■ EXERCISE DESCRIPTION ■
Take the lines beginning with the one that contains "Give me the matplotlib source for this chart." and ending with the one that contains "right_ticks = [0, 50, 100, 150, 200, 250, 300]", and set them down exactly. Omit all pictures.

☆ ☆ ☆ ☆ ☆

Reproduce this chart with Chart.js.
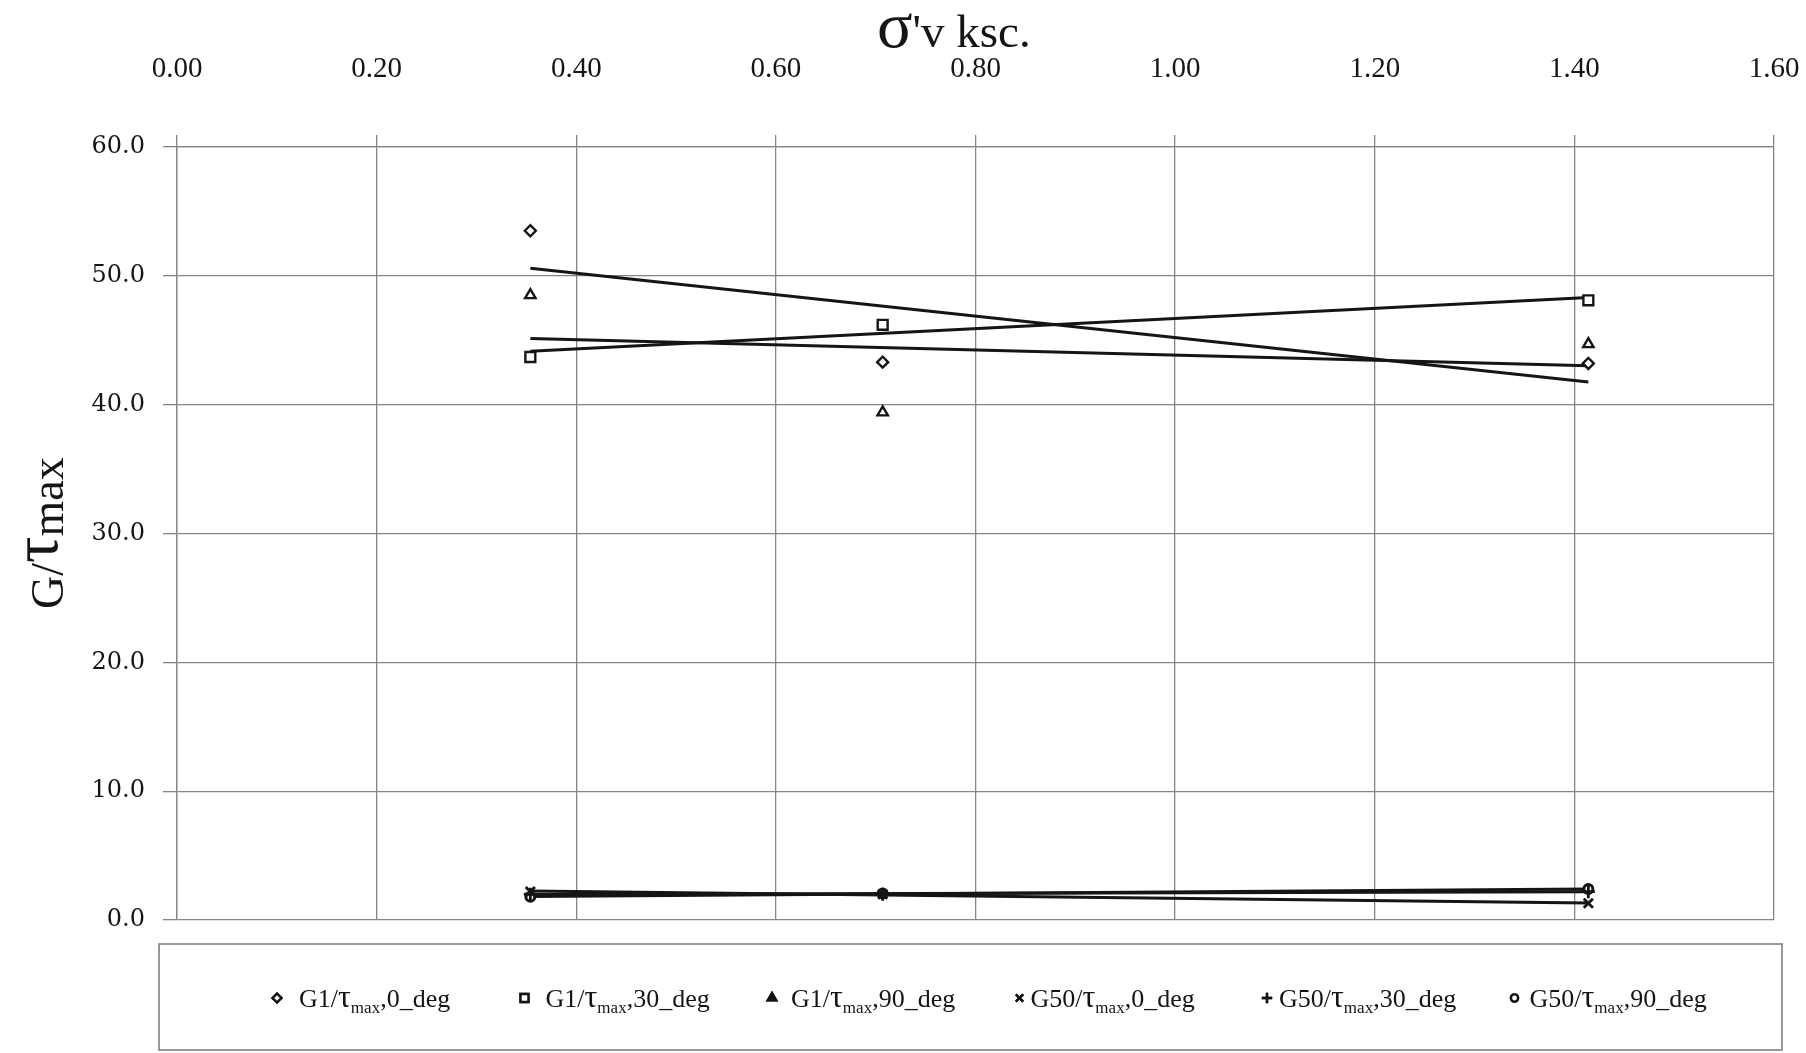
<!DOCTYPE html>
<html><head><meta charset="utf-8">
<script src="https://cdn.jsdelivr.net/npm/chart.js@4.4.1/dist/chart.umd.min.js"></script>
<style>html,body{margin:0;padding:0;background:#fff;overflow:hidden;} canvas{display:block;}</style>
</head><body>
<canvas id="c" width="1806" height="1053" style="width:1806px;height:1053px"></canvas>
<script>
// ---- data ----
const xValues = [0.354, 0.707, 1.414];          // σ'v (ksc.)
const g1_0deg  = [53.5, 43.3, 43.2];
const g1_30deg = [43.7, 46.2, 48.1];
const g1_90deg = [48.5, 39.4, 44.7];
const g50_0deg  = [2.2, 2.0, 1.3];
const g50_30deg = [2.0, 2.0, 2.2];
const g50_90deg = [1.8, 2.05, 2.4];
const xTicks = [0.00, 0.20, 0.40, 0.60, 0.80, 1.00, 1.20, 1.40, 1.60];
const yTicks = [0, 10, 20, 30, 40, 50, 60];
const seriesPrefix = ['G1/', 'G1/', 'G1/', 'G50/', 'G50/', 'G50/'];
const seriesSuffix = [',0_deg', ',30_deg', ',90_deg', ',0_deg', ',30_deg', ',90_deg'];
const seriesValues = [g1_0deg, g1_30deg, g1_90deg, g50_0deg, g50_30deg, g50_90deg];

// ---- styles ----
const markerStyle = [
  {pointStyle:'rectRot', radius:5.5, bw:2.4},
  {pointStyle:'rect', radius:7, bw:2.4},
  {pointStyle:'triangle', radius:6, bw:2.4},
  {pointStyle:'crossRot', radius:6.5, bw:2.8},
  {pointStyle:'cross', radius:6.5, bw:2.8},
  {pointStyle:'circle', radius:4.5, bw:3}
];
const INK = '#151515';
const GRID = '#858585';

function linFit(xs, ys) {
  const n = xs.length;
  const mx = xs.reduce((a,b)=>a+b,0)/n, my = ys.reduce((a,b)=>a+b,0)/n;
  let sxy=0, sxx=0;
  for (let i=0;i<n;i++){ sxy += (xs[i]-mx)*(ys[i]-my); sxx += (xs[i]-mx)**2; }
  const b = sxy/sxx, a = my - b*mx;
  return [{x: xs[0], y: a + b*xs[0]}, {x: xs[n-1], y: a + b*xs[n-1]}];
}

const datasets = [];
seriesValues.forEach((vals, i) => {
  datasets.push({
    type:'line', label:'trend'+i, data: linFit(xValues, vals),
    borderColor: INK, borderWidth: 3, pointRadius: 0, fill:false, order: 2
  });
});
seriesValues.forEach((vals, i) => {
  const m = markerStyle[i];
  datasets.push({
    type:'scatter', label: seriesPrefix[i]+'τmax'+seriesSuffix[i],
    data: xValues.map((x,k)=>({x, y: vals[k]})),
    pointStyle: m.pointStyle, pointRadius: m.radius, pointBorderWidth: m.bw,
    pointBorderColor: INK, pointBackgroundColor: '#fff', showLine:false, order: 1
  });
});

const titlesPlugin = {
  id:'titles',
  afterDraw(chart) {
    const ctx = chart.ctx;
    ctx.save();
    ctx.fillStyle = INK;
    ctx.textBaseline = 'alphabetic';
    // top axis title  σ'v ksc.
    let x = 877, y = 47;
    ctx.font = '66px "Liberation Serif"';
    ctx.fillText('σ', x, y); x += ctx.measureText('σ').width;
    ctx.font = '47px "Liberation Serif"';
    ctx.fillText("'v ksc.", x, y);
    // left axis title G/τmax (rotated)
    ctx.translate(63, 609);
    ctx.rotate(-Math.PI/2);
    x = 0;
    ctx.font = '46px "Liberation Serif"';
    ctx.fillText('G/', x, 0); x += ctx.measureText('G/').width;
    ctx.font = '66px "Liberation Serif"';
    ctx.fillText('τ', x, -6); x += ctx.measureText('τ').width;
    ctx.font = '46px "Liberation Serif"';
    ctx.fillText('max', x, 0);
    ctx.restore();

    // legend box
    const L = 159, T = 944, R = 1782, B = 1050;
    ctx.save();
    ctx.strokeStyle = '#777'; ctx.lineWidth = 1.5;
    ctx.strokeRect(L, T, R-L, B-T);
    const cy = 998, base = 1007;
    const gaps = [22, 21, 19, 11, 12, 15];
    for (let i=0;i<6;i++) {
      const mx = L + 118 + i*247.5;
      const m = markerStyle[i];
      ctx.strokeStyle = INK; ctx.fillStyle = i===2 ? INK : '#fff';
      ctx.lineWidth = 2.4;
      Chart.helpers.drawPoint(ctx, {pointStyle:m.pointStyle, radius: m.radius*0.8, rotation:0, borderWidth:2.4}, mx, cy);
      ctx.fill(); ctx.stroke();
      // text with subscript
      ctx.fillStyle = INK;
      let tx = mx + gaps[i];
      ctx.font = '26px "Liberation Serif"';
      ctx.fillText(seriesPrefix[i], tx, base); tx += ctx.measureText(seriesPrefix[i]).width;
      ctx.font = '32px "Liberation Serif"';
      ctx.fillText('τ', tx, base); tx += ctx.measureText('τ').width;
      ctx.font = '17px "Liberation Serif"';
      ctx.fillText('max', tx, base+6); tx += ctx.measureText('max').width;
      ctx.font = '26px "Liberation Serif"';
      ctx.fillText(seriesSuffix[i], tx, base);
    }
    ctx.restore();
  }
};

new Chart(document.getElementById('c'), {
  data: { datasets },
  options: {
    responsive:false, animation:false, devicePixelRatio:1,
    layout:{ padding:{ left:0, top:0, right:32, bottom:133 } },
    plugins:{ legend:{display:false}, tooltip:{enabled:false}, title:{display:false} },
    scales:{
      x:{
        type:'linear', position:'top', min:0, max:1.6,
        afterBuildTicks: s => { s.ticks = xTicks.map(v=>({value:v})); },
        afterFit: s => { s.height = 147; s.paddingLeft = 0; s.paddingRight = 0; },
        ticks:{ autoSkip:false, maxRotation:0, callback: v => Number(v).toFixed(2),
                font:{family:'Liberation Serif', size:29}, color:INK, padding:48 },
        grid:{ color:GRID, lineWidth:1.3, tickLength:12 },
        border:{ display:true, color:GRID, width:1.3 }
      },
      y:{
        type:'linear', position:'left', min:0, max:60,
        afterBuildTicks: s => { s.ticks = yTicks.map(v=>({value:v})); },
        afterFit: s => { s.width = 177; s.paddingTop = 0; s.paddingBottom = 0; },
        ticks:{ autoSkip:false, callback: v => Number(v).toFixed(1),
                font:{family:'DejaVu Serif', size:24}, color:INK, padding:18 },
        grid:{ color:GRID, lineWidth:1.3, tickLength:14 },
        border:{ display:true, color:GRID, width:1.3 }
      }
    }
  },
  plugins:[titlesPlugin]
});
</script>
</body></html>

☆ ☆ ☆ ☆ ☆

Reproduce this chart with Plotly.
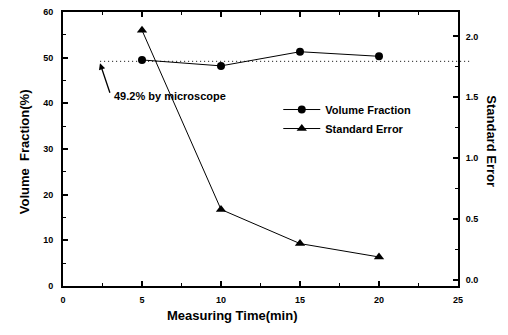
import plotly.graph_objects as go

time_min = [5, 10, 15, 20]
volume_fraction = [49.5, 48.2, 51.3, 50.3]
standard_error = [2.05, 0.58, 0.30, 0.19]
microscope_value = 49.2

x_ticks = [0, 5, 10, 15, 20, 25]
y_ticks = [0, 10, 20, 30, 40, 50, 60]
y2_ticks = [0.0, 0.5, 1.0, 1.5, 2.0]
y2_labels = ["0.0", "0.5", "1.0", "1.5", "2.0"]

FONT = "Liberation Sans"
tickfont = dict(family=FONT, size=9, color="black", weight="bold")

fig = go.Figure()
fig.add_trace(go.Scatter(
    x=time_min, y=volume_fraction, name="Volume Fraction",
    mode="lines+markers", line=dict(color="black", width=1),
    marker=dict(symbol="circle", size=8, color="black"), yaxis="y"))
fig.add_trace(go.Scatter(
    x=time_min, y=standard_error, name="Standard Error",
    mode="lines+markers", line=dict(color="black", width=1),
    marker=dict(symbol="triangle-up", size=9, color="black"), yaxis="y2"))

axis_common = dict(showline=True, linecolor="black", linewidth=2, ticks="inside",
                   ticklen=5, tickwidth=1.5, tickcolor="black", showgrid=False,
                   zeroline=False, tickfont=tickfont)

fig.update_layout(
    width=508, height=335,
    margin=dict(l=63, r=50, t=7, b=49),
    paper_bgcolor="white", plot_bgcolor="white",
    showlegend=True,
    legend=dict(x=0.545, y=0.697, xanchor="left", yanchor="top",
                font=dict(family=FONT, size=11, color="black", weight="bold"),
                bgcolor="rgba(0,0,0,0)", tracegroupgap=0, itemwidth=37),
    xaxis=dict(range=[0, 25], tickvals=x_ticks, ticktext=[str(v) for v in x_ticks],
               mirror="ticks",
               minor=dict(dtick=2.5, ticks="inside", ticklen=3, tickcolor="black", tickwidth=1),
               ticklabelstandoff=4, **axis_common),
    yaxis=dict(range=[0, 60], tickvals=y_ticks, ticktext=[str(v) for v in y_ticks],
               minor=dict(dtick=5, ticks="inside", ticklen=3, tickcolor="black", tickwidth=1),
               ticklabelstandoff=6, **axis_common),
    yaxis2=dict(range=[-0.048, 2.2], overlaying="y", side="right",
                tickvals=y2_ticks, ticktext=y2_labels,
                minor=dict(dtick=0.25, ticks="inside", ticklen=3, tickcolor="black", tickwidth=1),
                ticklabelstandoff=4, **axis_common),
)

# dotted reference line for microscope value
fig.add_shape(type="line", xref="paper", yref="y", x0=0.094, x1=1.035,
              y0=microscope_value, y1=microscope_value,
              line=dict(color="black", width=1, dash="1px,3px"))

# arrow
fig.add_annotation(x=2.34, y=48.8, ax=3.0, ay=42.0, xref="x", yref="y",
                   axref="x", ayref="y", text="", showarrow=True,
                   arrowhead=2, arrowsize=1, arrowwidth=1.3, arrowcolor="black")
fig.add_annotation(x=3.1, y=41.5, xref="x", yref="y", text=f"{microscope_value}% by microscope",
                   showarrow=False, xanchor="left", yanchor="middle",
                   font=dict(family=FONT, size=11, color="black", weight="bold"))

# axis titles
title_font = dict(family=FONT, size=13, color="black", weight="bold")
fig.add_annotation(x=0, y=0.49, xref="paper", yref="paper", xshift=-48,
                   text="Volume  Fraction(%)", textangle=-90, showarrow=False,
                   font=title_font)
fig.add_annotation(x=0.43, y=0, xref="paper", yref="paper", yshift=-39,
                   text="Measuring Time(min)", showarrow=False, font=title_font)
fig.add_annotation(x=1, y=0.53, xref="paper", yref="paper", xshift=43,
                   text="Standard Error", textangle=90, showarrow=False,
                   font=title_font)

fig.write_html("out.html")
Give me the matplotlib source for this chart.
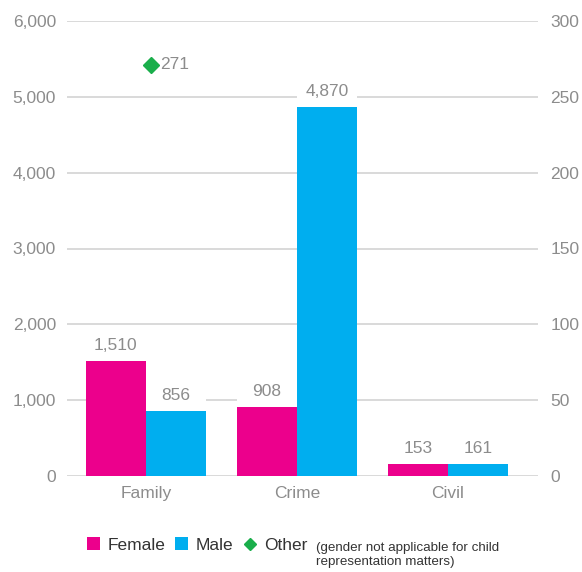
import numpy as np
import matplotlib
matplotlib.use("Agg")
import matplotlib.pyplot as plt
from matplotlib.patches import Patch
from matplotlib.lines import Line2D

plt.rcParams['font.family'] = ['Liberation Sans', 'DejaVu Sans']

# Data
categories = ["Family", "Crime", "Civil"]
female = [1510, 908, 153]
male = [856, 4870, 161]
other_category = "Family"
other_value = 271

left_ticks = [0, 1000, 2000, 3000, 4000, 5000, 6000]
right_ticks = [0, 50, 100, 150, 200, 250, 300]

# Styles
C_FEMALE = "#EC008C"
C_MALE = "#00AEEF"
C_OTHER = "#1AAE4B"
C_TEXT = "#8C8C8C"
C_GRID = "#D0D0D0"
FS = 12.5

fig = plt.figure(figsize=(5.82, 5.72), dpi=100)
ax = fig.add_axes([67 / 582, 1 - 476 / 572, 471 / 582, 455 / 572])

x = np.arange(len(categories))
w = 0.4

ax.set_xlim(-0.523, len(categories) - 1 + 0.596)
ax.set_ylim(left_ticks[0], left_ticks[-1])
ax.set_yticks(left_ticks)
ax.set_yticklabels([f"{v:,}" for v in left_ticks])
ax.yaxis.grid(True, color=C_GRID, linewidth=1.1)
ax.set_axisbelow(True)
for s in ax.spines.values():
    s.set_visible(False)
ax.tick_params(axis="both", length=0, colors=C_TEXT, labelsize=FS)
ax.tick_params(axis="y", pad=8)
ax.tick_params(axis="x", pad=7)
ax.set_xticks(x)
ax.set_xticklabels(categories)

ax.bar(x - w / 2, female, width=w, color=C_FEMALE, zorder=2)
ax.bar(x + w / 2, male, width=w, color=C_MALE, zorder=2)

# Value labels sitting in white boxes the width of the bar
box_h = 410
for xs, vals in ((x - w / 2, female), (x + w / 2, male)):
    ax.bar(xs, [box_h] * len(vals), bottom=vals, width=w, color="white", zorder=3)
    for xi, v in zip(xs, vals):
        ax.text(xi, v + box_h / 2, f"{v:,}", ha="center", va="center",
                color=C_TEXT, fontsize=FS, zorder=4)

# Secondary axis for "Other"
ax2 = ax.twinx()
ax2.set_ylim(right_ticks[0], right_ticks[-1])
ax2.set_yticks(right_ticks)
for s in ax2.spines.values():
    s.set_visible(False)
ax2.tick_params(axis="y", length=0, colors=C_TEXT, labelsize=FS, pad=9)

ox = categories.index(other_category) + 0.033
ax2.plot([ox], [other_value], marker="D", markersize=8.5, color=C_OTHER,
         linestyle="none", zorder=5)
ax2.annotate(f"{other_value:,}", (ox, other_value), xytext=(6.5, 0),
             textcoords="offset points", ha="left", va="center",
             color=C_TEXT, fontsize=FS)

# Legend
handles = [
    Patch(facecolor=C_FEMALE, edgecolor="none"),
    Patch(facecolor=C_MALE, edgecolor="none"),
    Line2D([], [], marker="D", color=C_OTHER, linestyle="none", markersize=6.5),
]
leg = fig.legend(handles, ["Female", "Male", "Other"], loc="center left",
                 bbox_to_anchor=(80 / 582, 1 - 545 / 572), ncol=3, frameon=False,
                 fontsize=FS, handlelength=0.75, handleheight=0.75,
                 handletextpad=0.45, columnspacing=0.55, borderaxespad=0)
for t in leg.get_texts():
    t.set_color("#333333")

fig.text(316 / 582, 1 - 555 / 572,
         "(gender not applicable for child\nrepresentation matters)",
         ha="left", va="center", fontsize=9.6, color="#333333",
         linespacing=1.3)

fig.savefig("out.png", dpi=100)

☆ ☆ ☆ ☆ ☆

■ TASK SOLUTION ■
Give me the matplotlib source for this chart.
import numpy as np
import matplotlib
matplotlib.use("Agg")
import matplotlib.pyplot as plt
from matplotlib.patches import Patch
from matplotlib.lines import Line2D

plt.rcParams['font.family'] = ['Liberation Sans', 'DejaVu Sans']

# Data
categories = ["Family", "Crime", "Civil"]
female = [1510, 908, 153]
male = [856, 4870, 161]
other_category = "Family"
other_value = 271

left_ticks = [0, 1000, 2000, 3000, 4000, 5000, 6000]
right_ticks = [0, 50, 100, 150, 200, 250, 300]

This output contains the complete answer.